The storage of descriptions in the database independent of the terminology applied will allow thesauri to be developed for local use. Geologists will thus be able to access the database using familiar terminology, in pick lists that are customized to the rocks present in their area of interest. At the same time, confusion about rock classification due to variations in terminology should be minimized. The standard lithologic terms may need to be limited to general terms in order to achieve consensus on their definition.
GSC/USGS Memorandum of Understanding (MOU)
Dave reported that the MOU Annex requested by the USGS and GSC Directors at their meeting in late 1999 was signed in early 2001. Its title is "Development of standardized national geologic map databases." Boyan and Dave are the Annex Correspondents. Later this year, they will prepare for GSC and USGS a progress report that includes Committee activities; before submittal, this report will be circulated to the Committee.
Discussion of Object-Oriented data model developed for NGMDB "Kentucky" prototype
In a brief discussion, Boyan noted that this prototype offered the opportunity to: 1) evaluate data model concepts in an object-oriented environment (because the O-O environment may help overcome perceived deficiencies in the current, relational data model), and 2) implement the O-O data model in a commercial system. The conceptual model developed for this prototype shows clear similarities to the model developed independently by Steve Richard. Differences with the existing NADM model include:
- metadata -- streamlined, feature-level metadata is possible in O-O model
- the concepts used in the O-O model are less legend- and map-centric
- science vocabulary (i.e., the pick lists) is more elegantly handled, in a central location (under "concepts")

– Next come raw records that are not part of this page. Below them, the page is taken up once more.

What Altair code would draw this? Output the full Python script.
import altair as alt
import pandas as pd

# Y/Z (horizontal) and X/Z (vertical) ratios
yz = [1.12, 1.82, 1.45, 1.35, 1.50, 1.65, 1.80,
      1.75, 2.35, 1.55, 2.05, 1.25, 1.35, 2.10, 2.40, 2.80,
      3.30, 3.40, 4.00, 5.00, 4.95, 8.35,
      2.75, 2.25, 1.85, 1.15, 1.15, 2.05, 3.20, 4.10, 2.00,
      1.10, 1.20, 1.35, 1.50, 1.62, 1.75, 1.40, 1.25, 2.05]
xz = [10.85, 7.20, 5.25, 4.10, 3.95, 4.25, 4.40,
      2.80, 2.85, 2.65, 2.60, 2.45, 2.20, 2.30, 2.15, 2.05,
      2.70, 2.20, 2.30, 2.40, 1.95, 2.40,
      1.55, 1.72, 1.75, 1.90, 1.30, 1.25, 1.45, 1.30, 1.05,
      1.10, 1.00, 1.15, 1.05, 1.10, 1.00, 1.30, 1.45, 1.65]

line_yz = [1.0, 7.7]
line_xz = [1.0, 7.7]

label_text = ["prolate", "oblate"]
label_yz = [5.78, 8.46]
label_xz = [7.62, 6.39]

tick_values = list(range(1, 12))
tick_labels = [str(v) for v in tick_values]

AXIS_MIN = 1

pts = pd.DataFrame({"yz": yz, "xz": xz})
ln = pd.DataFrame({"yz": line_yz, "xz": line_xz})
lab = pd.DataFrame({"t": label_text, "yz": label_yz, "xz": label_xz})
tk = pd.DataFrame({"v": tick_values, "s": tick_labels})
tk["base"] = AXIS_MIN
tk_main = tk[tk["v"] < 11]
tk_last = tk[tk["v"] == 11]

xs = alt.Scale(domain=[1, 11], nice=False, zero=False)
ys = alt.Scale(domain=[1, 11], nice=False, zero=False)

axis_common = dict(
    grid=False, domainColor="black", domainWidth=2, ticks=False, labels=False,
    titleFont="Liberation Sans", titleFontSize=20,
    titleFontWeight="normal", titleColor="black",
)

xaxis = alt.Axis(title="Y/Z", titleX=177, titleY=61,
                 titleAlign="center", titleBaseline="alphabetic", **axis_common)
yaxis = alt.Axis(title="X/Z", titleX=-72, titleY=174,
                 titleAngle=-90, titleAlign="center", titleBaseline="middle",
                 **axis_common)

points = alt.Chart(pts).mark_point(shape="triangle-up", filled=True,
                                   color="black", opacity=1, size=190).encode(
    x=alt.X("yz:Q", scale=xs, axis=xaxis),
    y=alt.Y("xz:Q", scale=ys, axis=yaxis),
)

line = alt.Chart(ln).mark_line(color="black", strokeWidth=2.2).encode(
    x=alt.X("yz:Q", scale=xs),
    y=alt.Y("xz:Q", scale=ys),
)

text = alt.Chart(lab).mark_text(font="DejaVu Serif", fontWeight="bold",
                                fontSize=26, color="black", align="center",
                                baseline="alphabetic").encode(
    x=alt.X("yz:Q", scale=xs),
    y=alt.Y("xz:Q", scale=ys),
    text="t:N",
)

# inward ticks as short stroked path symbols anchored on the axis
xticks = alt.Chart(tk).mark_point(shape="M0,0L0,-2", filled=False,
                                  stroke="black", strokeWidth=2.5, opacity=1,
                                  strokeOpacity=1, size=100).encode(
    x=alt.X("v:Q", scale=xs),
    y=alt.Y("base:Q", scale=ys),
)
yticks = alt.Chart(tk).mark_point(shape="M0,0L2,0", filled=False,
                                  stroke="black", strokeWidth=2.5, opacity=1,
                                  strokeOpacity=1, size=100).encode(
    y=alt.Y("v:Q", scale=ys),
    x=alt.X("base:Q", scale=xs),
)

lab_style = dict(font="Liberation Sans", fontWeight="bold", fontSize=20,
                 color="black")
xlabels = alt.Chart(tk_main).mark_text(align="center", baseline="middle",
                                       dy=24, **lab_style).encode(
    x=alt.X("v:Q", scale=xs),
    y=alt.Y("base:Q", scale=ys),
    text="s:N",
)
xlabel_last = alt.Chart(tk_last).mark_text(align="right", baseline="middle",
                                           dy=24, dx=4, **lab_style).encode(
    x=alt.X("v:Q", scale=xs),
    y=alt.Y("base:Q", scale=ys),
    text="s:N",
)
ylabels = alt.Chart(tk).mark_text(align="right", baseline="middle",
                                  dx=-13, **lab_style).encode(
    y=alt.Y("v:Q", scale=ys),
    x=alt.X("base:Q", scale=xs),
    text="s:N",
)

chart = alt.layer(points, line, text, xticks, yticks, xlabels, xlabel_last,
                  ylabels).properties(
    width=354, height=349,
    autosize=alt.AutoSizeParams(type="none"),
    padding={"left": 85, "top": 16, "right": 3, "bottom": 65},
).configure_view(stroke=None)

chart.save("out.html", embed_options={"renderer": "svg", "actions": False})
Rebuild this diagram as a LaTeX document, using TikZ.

Murray Journeay's presentation on Cordlink
Murray described development of the architecture that supports Cordlink's distributed library concept, in particular the development of the NADM variant commonly known as "v.5.x". In the near future, Cordlink will be upgraded from v.1 to v.2. Although the Cordlink prototype has now ended, the concepts and system will continue to be used -- for example, as a regional node for Cordilleran geologic information, and in the above-described Canadian bedrock geology project (the Cordlink system will be further populated with map data produced by that project).
Miscellaneous
FGDC Data Model Proposal -- this proposal, discussed at the previous meeting, has been reviewed by the Committee, and by the FGDC Geologic Data Subcommittee (which coordinates this work at the U.S. Federal level). The proposal has been formally submitted to the FGDC for approval.
Steve expressed some concern regarding potential ambiguities in the Committee and Team missions. In a subsequent email, he will elaborate on these concerns.
Rob noted the importance of periodically assessing our progress and mechanisms for communicating with the public and our colleagues. Certainly, the informational material under development by the Documentation TT will assist in this communication. The Committee may want to consider issuing articles on its work to geoscience journals, and perhaps staffing a booth at the Fall GSA meeting.
Next meeting:
The next meeting will be held during the week of the 2001 GSA Annual meeting (Nov. 5-8, in Boston, ). Committee meeting date and time will be determined in early Fall, 2001.